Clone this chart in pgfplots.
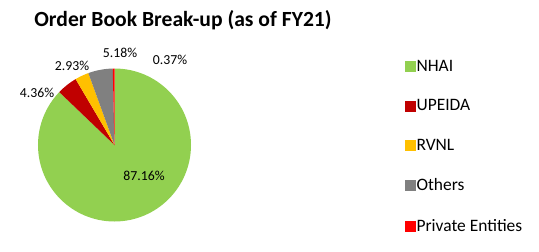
\documentclass[border=0pt]{standalone}
\usepackage{pgfplots}
\pgfplotsset{compat=1.18}
\usepackage{pgfplotstable}
\usepackage{fontspec}
\setmainfont{Carlito}
\definecolor{nhai}{HTML}{92D050}
\definecolor{upeida}{HTML}{C00000}
\definecolor{rvnl}{HTML}{FFC000}
\definecolor{others}{HTML}{808080}
\definecolor{private}{HTML}{FF0000}

\pgfplotstableread{
share color
87.16 nhai
4.36 upeida
2.93 rvnl
5.18 others
0.37 private
}\piedata

\begin{document}
\begin{tikzpicture}
\begin{axis}[
  hide axis, scale only axis, clip=false,
  x=1bp, y=1bp, xmin=0, xmax=539, ymin=0, ymax=251,
  legend style={at={(axis cs:405,192)}, anchor=north west, draw=none, fill=none,
    font=\fontsize{17.5}{20}\selectfont, row sep=24.8bp, inner sep=0pt,
    /tikz/every odd column/.append style={column sep=0bp},
    nodes={inner sep=1bp}},
  legend cell align=left,
  legend image code/.code={\fill[#1] (0bp,-5bp) rectangle (10bp,5bp);},
]
\path (axis cs:0,0) rectangle (axis cs:539,251);
\def\cum{0}
\pgfplotstablegetrowsof{\piedata}
\pgfmathtruncatemacro\nrows{\pgfplotsretval-1}
\pgfplotsforeachungrouped \i in {0,...,\nrows}{%
  \pgfplotstablegetelem{\i}{share}\of\piedata \let\v\pgfplotsretval
  \pgfplotstablegetelem{\i}{color}\of\piedata \let\c\pgfplotsretval
  \pgfmathsetmacro\a{90-3.6*\cum}%
  \pgfmathsetmacro\b{90-3.6*(\cum+\v)}%
  \pgfmathsetmacro\cum{\cum+\v}%
  \edef\temp{\noexpand\fill[\c] (axis cs:114.5,106) -- ++(\a:76.5bp) arc[start angle=\a, end angle=\b, radius=76.5bp] -- cycle;}%
  \temp
}
\addlegendimage{nhai}\addlegendentry{NHAI}
\addlegendimage{upeida}\addlegendentry{UPEIDA}
\addlegendimage{rvnl}\addlegendentry{RVNL}
\addlegendimage{others}\addlegendentry{Others}
\addlegendimage{private}\addlegendentry{Private Entities}
\node[font=\bfseries\fontsize{21.7}{25}\selectfont] at (axis cs:183,231) {Order Book Break-up (as of FY21)};
\begin{scope}[every node/.style={font=\fontsize{13.8}{16}\selectfont, inner sep=0pt}]
\node at (axis cs:144,75) {87.16\%};
\node at (axis cs:37,158) {4.36\%};
\node at (axis cs:72,185) {2.93\%};
\node at (axis cs:120,198) {5.18\%};
\node at (axis cs:170,191) {0.37\%};
\end{scope}
\end{axis}
\end{tikzpicture}
\end{document}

============================================================

Reproduce the listing exactly. Leave its pictures out.

# Output of the task
Clone this chart in pgfplots.
\documentclass[border=0pt]{standalone}
\usepackage{pgfplots}
\pgfplotsset{compat=1.18}
\usepackage{pgfplotstable}
\usepackage{fontspec}
\setmainfont{Carlito}
\definecolor{nhai}{HTML}{92D050}
\definecolor{upeida}{HTML}{C00000}
\definecolor{rvnl}{HTML}{FFC000}
\definecolor{others}{HTML}{808080}
\definecolor{private}{HTML}{FF0000}

\pgfplotstableread{
share color
87.16 nhai
4.36 upeida
2.93 rvnl
5.18 others
0.37 private
}\piedata

\begin{document}
\begin{tikzpicture}
\begin{axis}[
  hide axis, scale only axis, clip=false,
  x=1bp, y=1bp, xmin=0, xmax=539, ymin=0, ymax=251,
  legend style={at={(axis cs:405,192)}, anchor=north west, draw=none, fill=none,
    font=\fontsize{17.5}{20}\selectfont, row sep=24.8bp, inner sep=0pt,
    /tikz/every odd column/.append style={column sep=0bp},
    nodes={inner sep=1bp}},
  legend cell align=left,
  legend image code/.code={\fill[#1] (0bp,-5bp) rectangle (10bp,5bp);},
]
\path (axis cs:0,0) rectangle (axis cs:539,251);
\def\cum{0}
\pgfplotstablegetrowsof{\piedata}
\pgfmathtruncatemacro\nrows{\pgfplotsretval-1}
\pgfplotsforeachungrouped \i in {0,...,\nrows}{%
  \pgfplotstablegetelem{\i}{share}\of\piedata \let\v\pgfplotsretval
  \pgfplotstablegetelem{\i}{color}\of\piedata \let\c\pgfplotsretval
  \pgfmathsetmacro\a{90-3.6*\cum}%
  \pgfmathsetmacro\b{90-3.6*(\cum+\v)}%
  \pgfmathsetmacro\cum{\cum+\v}%
  \edef\temp{\noexpand\fill[\c] (axis cs:114.5,106) -- ++(\a:76.5bp) arc[start angle=\a, end angle=\b, radius=76.5bp] -- cycle;}%
  \temp
}
\addlegendimage{nhai}\addlegendentry{NHAI}
\addlegendimage{upeida}\addlegendentry{UPEIDA}
\addlegendimage{rvnl}\addlegendentry{RVNL}
\addlegendimage{others}\addlegendentry{Others}
\addlegendimage{private}\addlegendentry{Private Entities}
\node[font=\bfseries\fontsize{21.7}{25}\selectfont] at (axis cs:183,231) {Order Book Break-up (as of FY21)};
\begin{scope}[every node/.style={font=\fontsize{13.8}{16}\selectfont, inner sep=0pt}]
\node at (axis cs:144,75) {87.16\%};
\node at (axis cs:37,158) {4.36\%};
\node at (axis cs:72,185) {2.93\%};
\node at (axis cs:120,198) {5.18\%};
\node at (axis cs:170,191) {0.37\%};
\end{scope}
\end{axis}
\end{tikzpicture}
\end{document}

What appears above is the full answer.